The blending of the components of the composition can be performed
in batch, continuous, or semi-continuous mode by any means known to
those skilled in the art.
[0039] According to one embodiment of the present invention, an
adhesive composition having a cured polysiloxane and
metallurgically-bonded micron-sized silver particles and nano-sized
silver particles is presented.
[0040] According to another embodiment of the present invention, a
method of making an electrically conductive adhesive composition is
presented. This exemplary method may include contacting a curable
low modulus elastomer with micron-sized metal particles and
nano-sized metal particles. Furthermore, the method may typically
include heating at a temperature in a range from about 150.degree.
C. to about 200 .degree. C. to form the adhesive composition. The
resulting adhesive composition generally includes cured low modulus
elastomer and metallurgically-bonded nano-sized metal particles and
nano-sized metal particles. Further, the adhesive composition so
formed is electrically conductive.
[0041] In one embodiment, the temperature of heating is selected
such that during the elevated temperature curing process, the
nano-sized metal particles metallurgically bond to each other, to
other micron-sized metal particles, and to the substrate. The
temperature of heating may also be selected such that simultaneous
curing of the low modulus elastomer takes place. However, in this
instance, because curing of the elastomer leads to reduction in the
flowability of the metal particles, heating temperatures, are
selected such that the curing process does not significantly hinder
metallurgical-bonding between metal particles. Moreover, as noted
earlier, a hydosilylation catalyst inhibitor is incorporated in the
adhesive composition to delay the onset of curing and hence allow
sufficient time for metallurgical bonding of micron and nano metal
particles.
[0042] According to a further embodiment of the present invention,
a method of making an adhesive composition having cured
polysiloxane and metallurgically-bonded micron-sized silver
particles and nano-sized silver particles is presented. The method
includes contacting a curable polysiloxane with micron-sized silver
particles and nano-sized silver particles. Furthermore, the method
includes heating a temperature in a range from about 150.degree. C.
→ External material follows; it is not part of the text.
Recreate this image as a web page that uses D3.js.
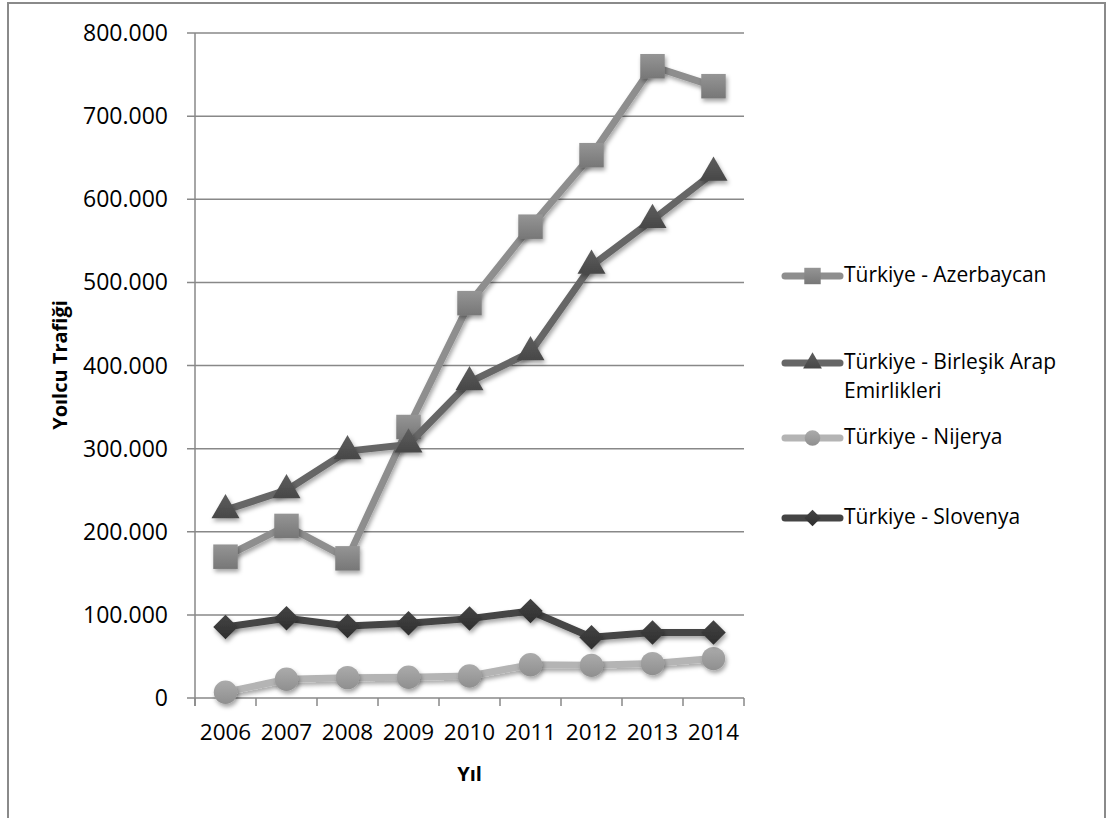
<!DOCTYPE html>
<html>
<head>
<meta charset="utf-8">
<script src="https://cdn.jsdelivr.net/npm/d3@7"></script>
<style>
  body { margin: 0; background: #fff; }
  text { font-family: "Open Sans", sans-serif; fill: #000; }
</style>
</head>
<body>
<script>
// veriler
const years = ["2006", "2007", "2008", "2009", "2010", "2011", "2012", "2013", "2014"];
const azerbaycan = [170000, 207000, 168000, 326000, 475000, 567000, 653000, 760000, 736000];
const birlesik = [226000, 250000, 297000, 305000, 380000, 416000, 520000, 575000, 632000];
const nijerya = [7000, 22500, 24500, 25000, 26500, 40000, 39300, 41400, 47400];
const slovenya = [85400, 96000, 86600, 90000, 95500, 104700, 73000, 78700, 78700];
const yTicks = [0, 100000, 200000, 300000, 400000, 500000, 600000, 700000, 800000];
const seriesNames = ["Türkiye - Azerbaycan", "Türkiye - Birleşik Arap Emirlikleri", "Türkiye - Nijerya", "Türkiye - Slovenya"];

// eşkenar dörtgen: 45 derece döndürülmüş kare
const diamond = {
  draw(context, size) {
    const r = Math.sqrt(size / 2);
    context.moveTo(0, -r);
    context.lineTo(r, 0);
    context.lineTo(0, r);
    context.lineTo(-r, 0);
    context.closePath();
  }
};

const series = [
  { name: seriesNames[0], lines: ["Türkiye - Azerbaycan"], values: azerbaycan, shape: d3.symbolSquare, size: 600, line: "#8e8e8e", top: "#959595", bottom: "#777" },
  { name: seriesNames[1], lines: ["Türkiye - Birleşik Arap", "Emirlikleri"], values: birlesik, shape: d3.symbolTriangle, size: 340, line: "#666", top: "#5e5e5e", bottom: "#474747" },
  { name: seriesNames[2], lines: ["Türkiye - Nijerya"], values: nijerya, shape: d3.symbolCircle, size: 430, line: "#b4b4b4", top: "#ababab", bottom: "#8f8f8f" },
  { name: seriesNames[3], lines: ["Türkiye - Slovenya"], values: slovenya, shape: diamond, size: 300, line: "#444", top: "#444", bottom: "#2e2e2e" }
];

const width = 1109, height = 818;
const plot = { left: 195, right: 744, top: 33, bottom: 698 };

const svg = d3.select("body").append("svg")
  .attr("width", width)
  .attr("height", height);

const defs = svg.append("defs");
const shadow = defs.append("filter").attr("id", "shadow")
  .attr("x", "-50%").attr("y", "-50%").attr("width", "200%").attr("height", "200%");
shadow.append("feDropShadow")
  .attr("dx", 1.5).attr("dy", 3).attr("stdDeviation", 2)
  .attr("flood-color", "#000").attr("flood-opacity", 0.35);

series.forEach((s, i) => {
  const g = defs.append("linearGradient").attr("id", "grad" + i)
    .attr("x1", 0).attr("y1", 0).attr("x2", 0).attr("y2", 1);
  g.append("stop").attr("offset", "0%").attr("stop-color", s.top);
  g.append("stop").attr("offset", "100%").attr("stop-color", s.bottom);
});

// çerçeve
svg.append("rect")
  .attr("x", 8).attr("y", 3).attr("width", 1097).attr("height", 830)
  .attr("fill", "none").attr("stroke", "#8a8a8a").attr("stroke-width", 2);

const x = d3.scaleBand().domain(years).range([plot.left, plot.right]);
const y = d3.scaleLinear().domain([0, 800000]).range([plot.bottom, plot.top]);

const trFormat = d3.formatLocale({ decimal: ",", thousands: ".", grouping: [3], currency: ["", ""] }).format(",");

// yatay ızgara çizgileri
svg.append("g").selectAll("line")
  .data(yTicks)
  .enter().append("line")
  .attr("x1", plot.left - 8).attr("x2", plot.right)
  .attr("y1", d => y(d)).attr("y2", d => y(d))
  .attr("stroke", "#888").attr("stroke-width", 1.5);

// y ekseni
svg.append("line")
  .attr("x1", plot.left).attr("x2", plot.left)
  .attr("y1", plot.top).attr("y2", plot.bottom + 8)
  .attr("stroke", "#888").attr("stroke-width", 1.5);

svg.append("g").selectAll("text")
  .data(yTicks)
  .enter().append("text")
  .attr("x", 168)
  .attr("y", d => y(d))
  .attr("dy", "0.35em")
  .attr("text-anchor", "end")
  .style("font-size", "23px")
  .text(d => trFormat(d));

// x ekseni çentikleri (kategori sınırlarında)
const edges = years.map(d => x(d)).concat([x(years[years.length - 1]) + x.bandwidth()]);
svg.append("g").selectAll("line")
  .data(edges)
  .enter().append("line")
  .attr("x1", d => d).attr("x2", d => d)
  .attr("y1", plot.bottom).attr("y2", plot.bottom + 8)
  .attr("stroke", "#888").attr("stroke-width", 1.5);

svg.append("g").selectAll("text")
  .data(years)
  .enter().append("text")
  .attr("x", d => x(d) + x.bandwidth() / 2)
  .attr("y", 740)
  .attr("text-anchor", "middle")
  .style("font-size", "22.5px")
  .text(d => d);

// eksen başlıkları
svg.append("text")
  .attr("x", (plot.left + plot.right) / 2)
  .attr("y", 781)
  .attr("text-anchor", "middle")
  .style("font-size", "20px")
  .style("font-weight", "bold")
  .text("Yıl");

svg.append("text")
  .attr("transform", "translate(67,365) rotate(-90)")
  .attr("text-anchor", "middle")
  .style("font-size", "20px")
  .style("font-weight", "bold")
  .text("Yoılcu Trafiği");

// seriler
const line = d3.line()
  .x((d, i) => x(years[i]) + x.bandwidth() / 2)
  .y(d => y(d));

series.forEach((s, si) => {
  const g = svg.append("g");
  g.append("path")
    .datum(s.values)
    .attr("d", line)
    .attr("fill", "none")
    .attr("stroke", s.line)
    .attr("stroke-width", 7)
    .attr("stroke-linejoin", "round")
    .attr("filter", "url(#shadow)");
  g.selectAll("path.m")
    .data(s.values)
    .enter().append("path")
    .attr("class", "m")
    .attr("d", d3.symbol().type(s.shape).size(s.size))
    .attr("transform", (d, i) => "translate(" + (x(years[i]) + x.bandwidth() / 2) + "," + y(d) + ")")
    .attr("fill", "url(#grad" + si + ")")
    .attr("filter", "url(#shadow)");
});

// lejant
const legendY = [275, 362, 437, 517];
const legend = svg.append("g");
series.forEach((s, i) => {
  const g = legend.append("g").attr("transform", "translate(0," + legendY[i] + ")");
  g.append("line")
    .attr("x1", 785).attr("x2", 840)
    .attr("y1", 1).attr("y2", 1)
    .attr("stroke", s.line).attr("stroke-width", 7).attr("stroke-linecap", "round");
  g.append("path")
    .attr("d", d3.symbol().type(s.shape).size(s.size * 0.45))
    .attr("transform", "translate(812.5,1)")
    .attr("fill", "url(#grad" + i + ")");
  g.selectAll("text")
    .data(s.lines)
    .enter().append("text")
    .attr("x", 844)
    .attr("y", (d, j) => j * 29)
    .attr("dy", "0.35em")
    .style("font-size", "21px")
    .text(d => d);
});
</script>
</body>
</html>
to about 200.degree. C. to form the adhesive composition that is
electrically conductive. However, it should be emphasized that
temperatures falling outside of this exemplary range may be
employed with the present techniques.
[0043] The present techniques provide for many applications of the
conductive adhesives having metallurgically-bonded micron and nano
particles as ECAs. For example, in the fabrication of electronic
devices, integrated circuits, semiconductor devices, and the like,
the electrically conductive adhesive compositions (ECAs) described
herein, can find use as lead-free solder replacement technology,
general interconnect technology, die attach adhesive, and as an
electromagnetic interference/radio frequency interference shielding
composite, and so forth. Integrated circuits and other devices
employing the present ECAs may be used in a wide variety of
applications throughout the world, including personal computers,
control systems, telephone networks, and a host of other consumer
and industrial products.
[0044] Integrated circuits, such as processors, memory devices, and
other devices, may be fabricated on a semiconductor wafer using a
variety of manufacturing processes, and they are generally mass
produced by fabricating thousands of identical circuit patterns on
a single semiconductor wafer and subsequently dividing them into
identical die or chips. While integrated circuits are commonly
referred to as "semiconductor devices," they are in fact generally
fabricated from semiconductor wafers having various materials
including semiconductors (such as silicon in the wafer substrate),
conductors (such as metals or doped polysilicones), and insulators
(such as silicon oxide used, for example, to separate conductive
elements). To produce integrated circuits many commonly known
processes are used to modify, remove, and deposit material onto the
semiconductor wafer. Processes such as ion implantation,
sputtering, etching, physical vapor deposition (PVD), chemical
vapor deposition (CVD) and variations thereof, such as plasma
enhanced CVD, are among those commonly used.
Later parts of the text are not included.